Custas pelos interessados, na proporção do recebido (art.º 1130.º, n.º 1 do Código de Processo Civil).

Ao abrigo do disposto nos artigos 306.º, n.º 2 e 299.º, n.º 4 do Código de Processo Civil, fixo o valor da causa em 96.315,92 €.

Registe e notifique.».

Tal decisão foi notificada aos interessados mediante «Certificação Citius: elaborado em 14-07-2023», como se retira dos autos de inventário, na sua versão eletrónica – consultada nesta Relação no sistema Citius –, sem sujeição a qualquer reclamação ou recurso, razão pela qual se procedeu à contagem do processo para efeitos de custas.

Porém, em 21/02/2024, a Cabeça de casal apresentou extenso requerimento, “ao abrigo do disposto no artº. 249º do CC e arts. 146º; 613º, nº. 2 e 614º, nº. 1 do CPC”, oferecendo razões e alinhando argumentos para concluir assim:

«R. a V. Exa. tendo por reporte o douto despacho da forma à partilha, verificam-se erro de escrita e, de cálculos no mapa da partilha, conforme, o rectro exposto, deverá o mesmo ser retificado nos termos e, ao abrigo do disposto no artº. 249º do CC e artºs. 146º; 613º e 614º, nº. 1 do CPC, devendo o interessado DD efetuar o pagamento da diferença do valor de tornas à requerente CC, no montante de €6.651,31 ou naquele que, se considerar mais correto.» (cfr. fls. 32 a 39 do mesmo processo físico).

Não foi deduzida resposta a tal requerimento.

Em decisão de 14/03/2024 (ref. 106635174), conhecendo-se deste requerimento, foi exarado o seguinte dispositivo:

«Pelo exposto, indefere-se a rectificação requerida pela cabeça-de-casal CC.

Custas pela cabeça-de-casal CC, fixando-se a taxa de justiça em 1 UC, dada a extensão da matéria exposta e apreciada (art.º 7.º, n.º 4 do Regulamento das Custas Processuais e sua Tabela II em anexo).

Notifique.».

É desta decisão que, inconformada, vem a Cabeça de casal interpor o presente recurso ([3]), no sentido da respetiva revogação e retificação do mapa da partilha, por invocado erro de cálculo.

É do seguinte teor (aliás, não extenso) o seu acervo conclusivo:

«1ª. A Recorrente requereu a retificação do erro de cálculo resultante do Mapa da Partilha elaborado nos autos, por ter na sua génese do acervo a partilhar o valor consignado a relação de bens sob, a verba 24 e, não o valor mais alto fixado pela avaliação conforme, decidido no despacho de forma a partilha com a referência Citius 98937007 de 09/01/2022;

2ª. Tal, erro repercute-se, nos cálculos a fixar da legítima e, da quota disponível e, consequentemente no valor de tornas a entregar à recorrente.

3ª. Contrariamente, ao que, consta nos autos do valor de tornas a receber pela Recorrente não é, tão só, de €5.006,61 mas de, €11.657,93; como deflui do erro de cálculo, em que lavrou a Secretaria.
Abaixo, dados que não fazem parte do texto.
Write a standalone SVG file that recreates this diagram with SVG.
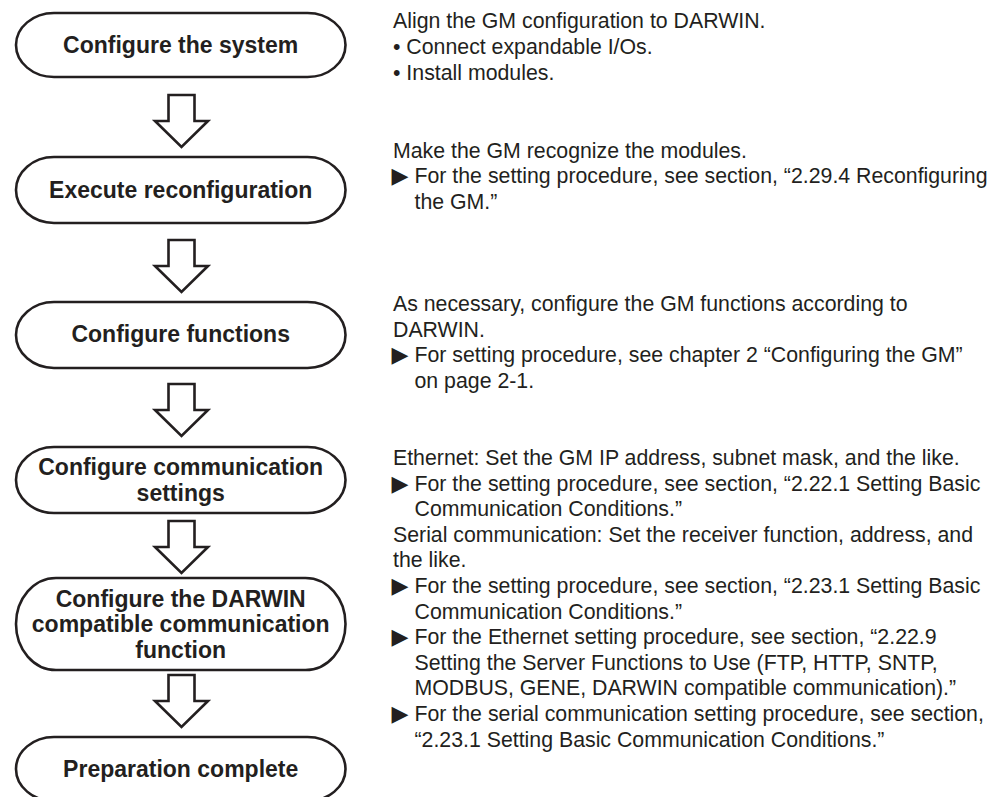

Aliás,

4ª. Constatável pelo exame do histórico processual, em conjugação com a forma dada à partilha. Ora,

5ª. O erro de cálculo nos termos dos artigos 249º do Código Civil e artigos 146º; 613º e 614º do nº1 do Código de Processo Civil é retificável a todo tempo a requerimento dos interessados ou oficiosamente pelo juiz.

6ª. Pelo que, ao invés do douto entendimento perfilhado no despacho recorrido o pedido de reforma deduzido é tempestivo e, legalmente admissível e, encontra-se identificado e evidenciado. Aliás,

7ª. Vai até de encontro com o decidido, não constituindo por isso, qualquer alteração das decisões prolatadas, nos autos e, antes; deveria ter sido admitido e, ordenada a retificação do valor a pagar de tornas à Recorrente de €11.657,31 e, não de €5.006,61; como é de inteira e sã justiça, não só formal, como judicial, como novo paradigma da Reforma do Código Processual, aprovado pela Lei nº 41/2013, de 26 de Junho, aquando da exposição de motivos da reforma, o legislador fez consignar a dado passo: - Agora, homenagear o mérito e a substância em detrimento da mera formalidade, não se podendo perder de vista o espirito da mesma, processo de inventário aflorado, preconizado no art. 1117, nº 2, al. a) do CPC, composição igualitária de quinhões de, não licitantes.

Termos em que,

Deve, o presente recurso ser admitido e, em consequência ser revogado o douto despacho proferido sob, a referência Citius 106635174 ordenando e, em consequência ordenando-se, a retificação do erro de cálculo fixando-se, o valor de ternos a atribuir à Recorrente de €11.657,31 e, não de €5.006,61;

(…)

JUSTIÇA!!

Valor do recurso: € 6.650,70.» (destaques retirados).

Não foi oferecida contra-alegação de recurso.

Tal recurso foi admitido como de apelação, com subida imediata, em separado e com efeito meramente devolutivo, ordenando-se a remessa a este Tribunal da Relação (doravante, TRC), tendo o relator mantido o regime assim fixado.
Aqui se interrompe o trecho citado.